### Information provided
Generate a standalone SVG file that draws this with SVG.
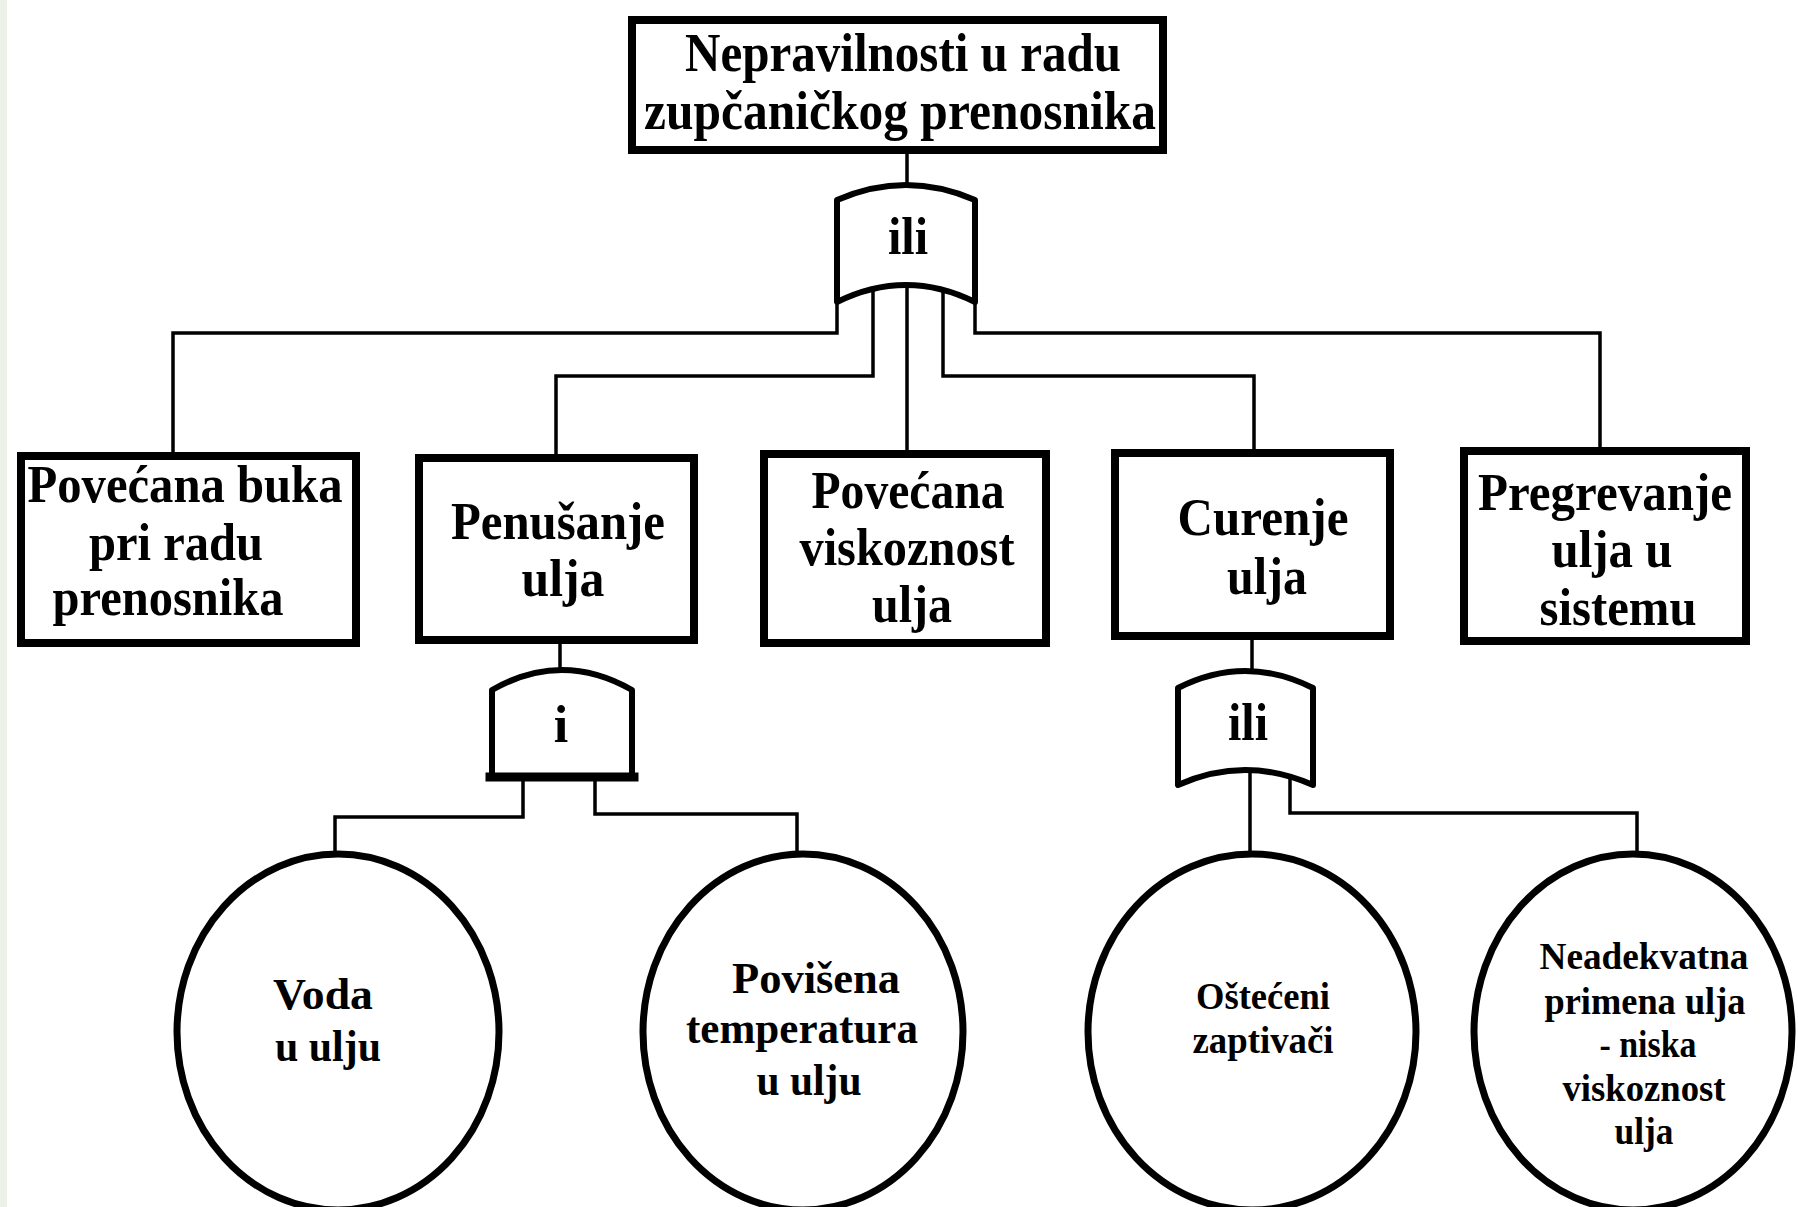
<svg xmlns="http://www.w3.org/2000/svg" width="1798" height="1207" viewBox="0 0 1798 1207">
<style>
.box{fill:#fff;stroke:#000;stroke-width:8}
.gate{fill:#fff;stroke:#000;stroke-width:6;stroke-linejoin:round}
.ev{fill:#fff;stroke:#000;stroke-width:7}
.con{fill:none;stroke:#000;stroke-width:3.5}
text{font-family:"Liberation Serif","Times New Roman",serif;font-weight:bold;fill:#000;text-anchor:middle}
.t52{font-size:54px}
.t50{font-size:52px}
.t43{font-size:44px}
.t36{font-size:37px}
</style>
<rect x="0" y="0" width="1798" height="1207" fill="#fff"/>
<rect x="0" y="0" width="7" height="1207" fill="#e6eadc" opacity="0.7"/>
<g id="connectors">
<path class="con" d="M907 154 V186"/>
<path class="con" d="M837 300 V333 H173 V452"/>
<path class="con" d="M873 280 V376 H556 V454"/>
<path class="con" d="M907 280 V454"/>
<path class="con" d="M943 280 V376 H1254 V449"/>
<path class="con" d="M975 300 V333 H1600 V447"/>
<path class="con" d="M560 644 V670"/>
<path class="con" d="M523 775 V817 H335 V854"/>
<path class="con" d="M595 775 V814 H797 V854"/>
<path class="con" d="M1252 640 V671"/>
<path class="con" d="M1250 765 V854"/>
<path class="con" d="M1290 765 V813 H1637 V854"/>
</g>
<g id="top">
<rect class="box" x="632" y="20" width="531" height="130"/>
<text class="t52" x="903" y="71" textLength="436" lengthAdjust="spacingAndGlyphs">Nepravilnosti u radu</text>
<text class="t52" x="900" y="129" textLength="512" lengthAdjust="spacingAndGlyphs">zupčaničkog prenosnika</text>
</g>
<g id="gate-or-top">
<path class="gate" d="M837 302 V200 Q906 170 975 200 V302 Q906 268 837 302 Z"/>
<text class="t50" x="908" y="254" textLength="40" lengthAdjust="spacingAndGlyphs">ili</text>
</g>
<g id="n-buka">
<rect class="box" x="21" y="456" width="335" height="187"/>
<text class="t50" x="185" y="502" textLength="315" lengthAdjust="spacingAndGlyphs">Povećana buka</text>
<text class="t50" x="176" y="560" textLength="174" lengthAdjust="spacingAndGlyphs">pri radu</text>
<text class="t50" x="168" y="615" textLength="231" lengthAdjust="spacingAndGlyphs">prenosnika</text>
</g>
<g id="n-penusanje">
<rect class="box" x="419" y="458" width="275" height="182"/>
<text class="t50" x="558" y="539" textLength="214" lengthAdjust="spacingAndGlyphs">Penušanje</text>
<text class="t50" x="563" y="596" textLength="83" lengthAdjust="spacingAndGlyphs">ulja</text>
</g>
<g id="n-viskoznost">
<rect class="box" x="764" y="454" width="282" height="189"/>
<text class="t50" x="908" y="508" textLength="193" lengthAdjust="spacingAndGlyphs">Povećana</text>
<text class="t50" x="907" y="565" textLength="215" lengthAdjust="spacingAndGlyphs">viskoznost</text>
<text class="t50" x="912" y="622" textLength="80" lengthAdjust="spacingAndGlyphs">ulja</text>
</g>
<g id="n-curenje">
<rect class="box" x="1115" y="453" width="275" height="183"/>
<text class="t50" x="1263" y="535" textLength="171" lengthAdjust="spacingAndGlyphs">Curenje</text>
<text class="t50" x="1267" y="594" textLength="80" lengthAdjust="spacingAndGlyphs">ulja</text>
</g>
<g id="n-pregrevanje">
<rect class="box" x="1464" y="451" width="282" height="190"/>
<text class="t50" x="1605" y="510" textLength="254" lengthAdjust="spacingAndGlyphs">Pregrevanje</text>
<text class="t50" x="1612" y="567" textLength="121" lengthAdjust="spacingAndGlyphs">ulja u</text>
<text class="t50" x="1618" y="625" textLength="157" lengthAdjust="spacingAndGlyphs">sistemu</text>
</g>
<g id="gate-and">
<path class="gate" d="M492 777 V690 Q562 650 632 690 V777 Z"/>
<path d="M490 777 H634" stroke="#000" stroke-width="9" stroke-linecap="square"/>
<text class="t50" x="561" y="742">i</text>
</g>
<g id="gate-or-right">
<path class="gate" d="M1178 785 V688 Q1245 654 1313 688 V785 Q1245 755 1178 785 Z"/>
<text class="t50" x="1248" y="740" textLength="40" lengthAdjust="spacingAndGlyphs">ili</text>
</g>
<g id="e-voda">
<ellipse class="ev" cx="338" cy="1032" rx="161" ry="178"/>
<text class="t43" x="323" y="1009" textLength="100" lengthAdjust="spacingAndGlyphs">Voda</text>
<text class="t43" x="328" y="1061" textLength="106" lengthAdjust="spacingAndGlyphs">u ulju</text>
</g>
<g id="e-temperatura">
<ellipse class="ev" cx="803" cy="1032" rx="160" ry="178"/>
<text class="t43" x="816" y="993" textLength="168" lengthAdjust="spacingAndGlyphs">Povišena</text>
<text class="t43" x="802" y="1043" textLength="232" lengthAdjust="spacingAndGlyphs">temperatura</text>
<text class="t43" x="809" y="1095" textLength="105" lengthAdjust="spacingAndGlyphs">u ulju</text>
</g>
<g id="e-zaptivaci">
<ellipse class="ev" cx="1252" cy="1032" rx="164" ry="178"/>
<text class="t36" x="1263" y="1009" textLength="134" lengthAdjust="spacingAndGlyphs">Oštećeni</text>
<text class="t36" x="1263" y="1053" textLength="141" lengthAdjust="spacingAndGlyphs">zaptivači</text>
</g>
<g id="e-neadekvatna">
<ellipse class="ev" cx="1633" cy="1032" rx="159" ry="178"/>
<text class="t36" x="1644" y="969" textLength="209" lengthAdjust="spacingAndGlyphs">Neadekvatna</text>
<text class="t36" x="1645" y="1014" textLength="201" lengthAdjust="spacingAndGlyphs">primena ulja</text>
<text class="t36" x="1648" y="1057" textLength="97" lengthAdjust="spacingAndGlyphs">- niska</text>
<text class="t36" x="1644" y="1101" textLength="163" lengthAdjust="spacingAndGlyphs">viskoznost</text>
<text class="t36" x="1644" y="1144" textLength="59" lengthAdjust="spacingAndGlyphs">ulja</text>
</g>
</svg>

### Task goal
Give the material again exactly as it is, but keep the pictures out.

### Answer
Generate a standalone SVG file that draws this with SVG.
<svg xmlns="http://www.w3.org/2000/svg" width="1798" height="1207" viewBox="0 0 1798 1207">
<style>
.box{fill:#fff;stroke:#000;stroke-width:8}
.gate{fill:#fff;stroke:#000;stroke-width:6;stroke-linejoin:round}
.ev{fill:#fff;stroke:#000;stroke-width:7}
.con{fill:none;stroke:#000;stroke-width:3.5}
text{font-family:"Liberation Serif","Times New Roman",serif;font-weight:bold;fill:#000;text-anchor:middle}
.t52{font-size:54px}
.t50{font-size:52px}
.t43{font-size:44px}
.t36{font-size:37px}
</style>
<rect x="0" y="0" width="1798" height="1207" fill="#fff"/>
<rect x="0" y="0" width="7" height="1207" fill="#e6eadc" opacity="0.7"/>
<g id="connectors">
<path class="con" d="M907 154 V186"/>
<path class="con" d="M837 300 V333 H173 V452"/>
<path class="con" d="M873 280 V376 H556 V454"/>
<path class="con" d="M907 280 V454"/>
<path class="con" d="M943 280 V376 H1254 V449"/>
<path class="con" d="M975 300 V333 H1600 V447"/>
<path class="con" d="M560 644 V670"/>
<path class="con" d="M523 775 V817 H335 V854"/>
<path class="con" d="M595 775 V814 H797 V854"/>
<path class="con" d="M1252 640 V671"/>
<path class="con" d="M1250 765 V854"/>
<path class="con" d="M1290 765 V813 H1637 V854"/>
</g>
<g id="top">
<rect class="box" x="632" y="20" width="531" height="130"/>
<text class="t52" x="903" y="71" textLength="436" lengthAdjust="spacingAndGlyphs">Nepravilnosti u radu</text>
<text class="t52" x="900" y="129" textLength="512" lengthAdjust="spacingAndGlyphs">zupčaničkog prenosnika</text>
</g>
<g id="gate-or-top">
<path class="gate" d="M837 302 V200 Q906 170 975 200 V302 Q906 268 837 302 Z"/>
<text class="t50" x="908" y="254" textLength="40" lengthAdjust="spacingAndGlyphs">ili</text>
</g>
<g id="n-buka">
<rect class="box" x="21" y="456" width="335" height="187"/>
<text class="t50" x="185" y="502" textLength="315" lengthAdjust="spacingAndGlyphs">Povećana buka</text>
<text class="t50" x="176" y="560" textLength="174" lengthAdjust="spacingAndGlyphs">pri radu</text>
<text class="t50" x="168" y="615" textLength="231" lengthAdjust="spacingAndGlyphs">prenosnika</text>
</g>
<g id="n-penusanje">
<rect class="box" x="419" y="458" width="275" height="182"/>
<text class="t50" x="558" y="539" textLength="214" lengthAdjust="spacingAndGlyphs">Penušanje</text>
<text class="t50" x="563" y="596" textLength="83" lengthAdjust="spacingAndGlyphs">ulja</text>
</g>
<g id="n-viskoznost">
<rect class="box" x="764" y="454" width="282" height="189"/>
<text class="t50" x="908" y="508" textLength="193" lengthAdjust="spacingAndGlyphs">Povećana</text>
<text class="t50" x="907" y="565" textLength="215" lengthAdjust="spacingAndGlyphs">viskoznost</text>
<text class="t50" x="912" y="622" textLength="80" lengthAdjust="spacingAndGlyphs">ulja</text>
</g>
<g id="n-curenje">
<rect class="box" x="1115" y="453" width="275" height="183"/>
<text class="t50" x="1263" y="535" textLength="171" lengthAdjust="spacingAndGlyphs">Curenje</text>
<text class="t50" x="1267" y="594" textLength="80" lengthAdjust="spacingAndGlyphs">ulja</text>
</g>
<g id="n-pregrevanje">
<rect class="box" x="1464" y="451" width="282" height="190"/>
<text class="t50" x="1605" y="510" textLength="254" lengthAdjust="spacingAndGlyphs">Pregrevanje</text>
<text class="t50" x="1612" y="567" textLength="121" lengthAdjust="spacingAndGlyphs">ulja u</text>
<text class="t50" x="1618" y="625" textLength="157" lengthAdjust="spacingAndGlyphs">sistemu</text>
</g>
<g id="gate-and">
<path class="gate" d="M492 777 V690 Q562 650 632 690 V777 Z"/>
<path d="M490 777 H634" stroke="#000" stroke-width="9" stroke-linecap="square"/>
<text class="t50" x="561" y="742">i</text>
</g>
<g id="gate-or-right">
<path class="gate" d="M1178 785 V688 Q1245 654 1313 688 V785 Q1245 755 1178 785 Z"/>
<text class="t50" x="1248" y="740" textLength="40" lengthAdjust="spacingAndGlyphs">ili</text>
</g>
<g id="e-voda">
<ellipse class="ev" cx="338" cy="1032" rx="161" ry="178"/>
<text class="t43" x="323" y="1009" textLength="100" lengthAdjust="spacingAndGlyphs">Voda</text>
<text class="t43" x="328" y="1061" textLength="106" lengthAdjust="spacingAndGlyphs">u ulju</text>
</g>
<g id="e-temperatura">
<ellipse class="ev" cx="803" cy="1032" rx="160" ry="178"/>
<text class="t43" x="816" y="993" textLength="168" lengthAdjust="spacingAndGlyphs">Povišena</text>
<text class="t43" x="802" y="1043" textLength="232" lengthAdjust="spacingAndGlyphs">temperatura</text>
<text class="t43" x="809" y="1095" textLength="105" lengthAdjust="spacingAndGlyphs">u ulju</text>
</g>
<g id="e-zaptivaci">
<ellipse class="ev" cx="1252" cy="1032" rx="164" ry="178"/>
<text class="t36" x="1263" y="1009" textLength="134" lengthAdjust="spacingAndGlyphs">Oštećeni</text>
<text class="t36" x="1263" y="1053" textLength="141" lengthAdjust="spacingAndGlyphs">zaptivači</text>
</g>
<g id="e-neadekvatna">
<ellipse class="ev" cx="1633" cy="1032" rx="159" ry="178"/>
<text class="t36" x="1644" y="969" textLength="209" lengthAdjust="spacingAndGlyphs">Neadekvatna</text>
<text class="t36" x="1645" y="1014" textLength="201" lengthAdjust="spacingAndGlyphs">primena ulja</text>
<text class="t36" x="1648" y="1057" textLength="97" lengthAdjust="spacingAndGlyphs">- niska</text>
<text class="t36" x="1644" y="1101" textLength="163" lengthAdjust="spacingAndGlyphs">viskoznost</text>
<text class="t36" x="1644" y="1144" textLength="59" lengthAdjust="spacingAndGlyphs">ulja</text>
</g>
</svg>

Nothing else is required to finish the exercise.